Sunday, March 10, 2013

Closer to the Promised Land

"I'm just trying to live in the moment," she explained in the middle of a very crowded Tybee Island Social Club.

We'd gone to listen to the band but found ourselves talking instead. She is a mother, artist and long term island resident. Her companion recently returned to Tybee after three years in the Bahamas where he'd managed a private resort. It had burned him out and he's now trying to figure out what's next in his life.

"We're all at the crux of life aren't we," I said forming a cross with my hands and everyone nodded.

In fact, I seem to find myself surrounded by a community of the crux, a people trying to figure out the direction of their lives because the security of the way it used to be isn't there anymore ... or no longer satisfies ... or we embrace our unhappiness resolved to find joy again.
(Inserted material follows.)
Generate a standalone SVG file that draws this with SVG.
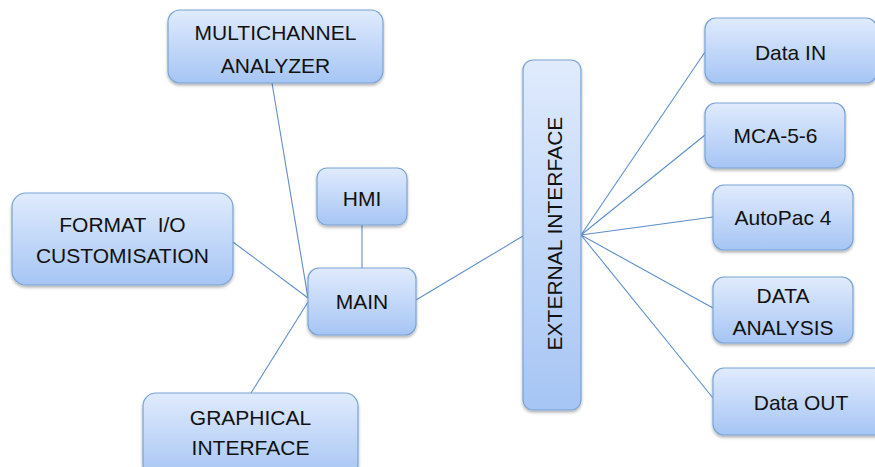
<svg xmlns="http://www.w3.org/2000/svg" width="875" height="467" viewBox="0 0 875 467">
<defs>
<linearGradient id="g" x1="0" y1="0" x2="0" y2="1">
<stop offset="0" stop-color="#e0ebfd"/>
<stop offset="1" stop-color="#a6c5f4"/>
</linearGradient>
<filter id="sh" x="-10%" y="-10%" width="120%" height="130%">
<feDropShadow dx="0" dy="2" stdDeviation="1.5" flood-color="#000" flood-opacity="0.3"/>
</filter>
</defs>
<style>
.n rect{fill:url(#g);stroke:#7aa3d6;stroke-width:1.2;filter:url(#sh)}
.n text{font-family:"Liberation Sans",Arial,sans-serif;font-size:21px;fill:#111;text-anchor:middle}
#edges line{stroke:#5f8ecb;stroke-width:1.1}
</style>
<rect width="875" height="467" fill="#fff"/>
<g id="edges">
<line x1="272" y1="83" x2="308" y2="298"/>
<line x1="362" y1="225" x2="362" y2="268"/>
<line x1="233" y1="242" x2="308" y2="298"/>
<line x1="251" y1="393" x2="308" y2="302"/>
<line x1="416" y1="300" x2="523" y2="236"/>
<line x1="581" y1="235" x2="705" y2="52"/>
<line x1="581" y1="235" x2="705" y2="135"/>
<line x1="581" y1="235" x2="713" y2="217"/>
<line x1="581" y1="235" x2="713" y2="308"/>
<line x1="581" y1="235" x2="713" y2="398"/>
</g>
<g id="multichannel" class="n">
<rect x="168" y="10" width="215" height="73" rx="12"/>
<text x="275.5" y="40">MULTICHANNEL</text>
<text x="275.5" y="72.5">ANALYZER</text>
</g>
<g id="hmi" class="n">
<rect x="317" y="168" width="90" height="57" rx="10"/>
<text x="362" y="206">HMI</text>
</g>
<g id="main" class="n">
<rect x="308" y="268" width="108" height="67" rx="11"/>
<text x="362" y="309">MAIN</text>
</g>
<g id="format" class="n">
<rect x="12" y="193" width="221" height="92" rx="14"/>
<text x="122.5" y="231.5" xml:space="preserve">FORMAT  I/O</text>
<text x="122.5" y="263">CUSTOMISATION</text>
</g>
<g id="graphical" class="n">
<rect x="143" y="393" width="215" height="85" rx="13"/>
<text x="250.5" y="425">GRAPHICAL</text>
<text x="250.5" y="455">INTERFACE</text>
</g>
<g id="external" class="n">
<rect x="523" y="60" width="58" height="350" rx="10"/>
<text transform="translate(562,233.5) rotate(-90)">EXTERNAL INTERFACE</text>
</g>
<g id="datain" class="n">
<rect x="705" y="18" width="172" height="65" rx="11"/>
<text x="790.5" y="60">Data IN</text>
</g>
<g id="mca" class="n">
<rect x="705" y="103" width="140" height="65" rx="11"/>
<text x="775.5" y="143">MCA-5-6</text>
</g>
<g id="autopac" class="n">
<rect x="713" y="185" width="140" height="65" rx="11"/>
<text x="783" y="225">AutoPac 4</text>
</g>
<g id="analysis" class="n">
<rect x="713" y="277" width="140" height="66" rx="11"/>
<text x="783" y="303">DATA</text>
<text x="783" y="335">ANALYSIS</text>
</g>
<g id="dataout" class="n">
<rect x="713" y="368" width="176" height="67" rx="11"/>
<text x="801" y="410">Data OUT</text>
</g>
</svg>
So we embark on a journey to find ourselves.

We leave the job, get the divorce, move to another place, find a new church or quit the old one. Half of us have already done these things while the other half are desperate but can't quite pull the trigger so they're stuck in the middle ... frozen in fear of the unknown.

When God told Abraham to leave his home and go find the Promised Land, the old man had no idea where he was going. He just went. It's a major act of faith to begin a journey when you haven't the faintest idea of the destination.

Unfortunately, religion doesn't much deal in faith anymore. It's opted for conviction instead.

It seems to me though that God likes to get the ball rolling and leave it to us to determine when and where it stops.

Perhaps it's the question of people in their fifties. We've done so much but it doesn't seem we've arrived at where we thought. We labor for things we're not passionate about. We live with someone we don't love. A routine gives us comfort because nothing else does.

I don't believe in such things.

I don't think God wants us to settle either which is were faith comes in.

If we never get up and leave the things that keep us in the crux ... in the puzzling and unsolvable life we live ... then we never get any closer to the Promised Land.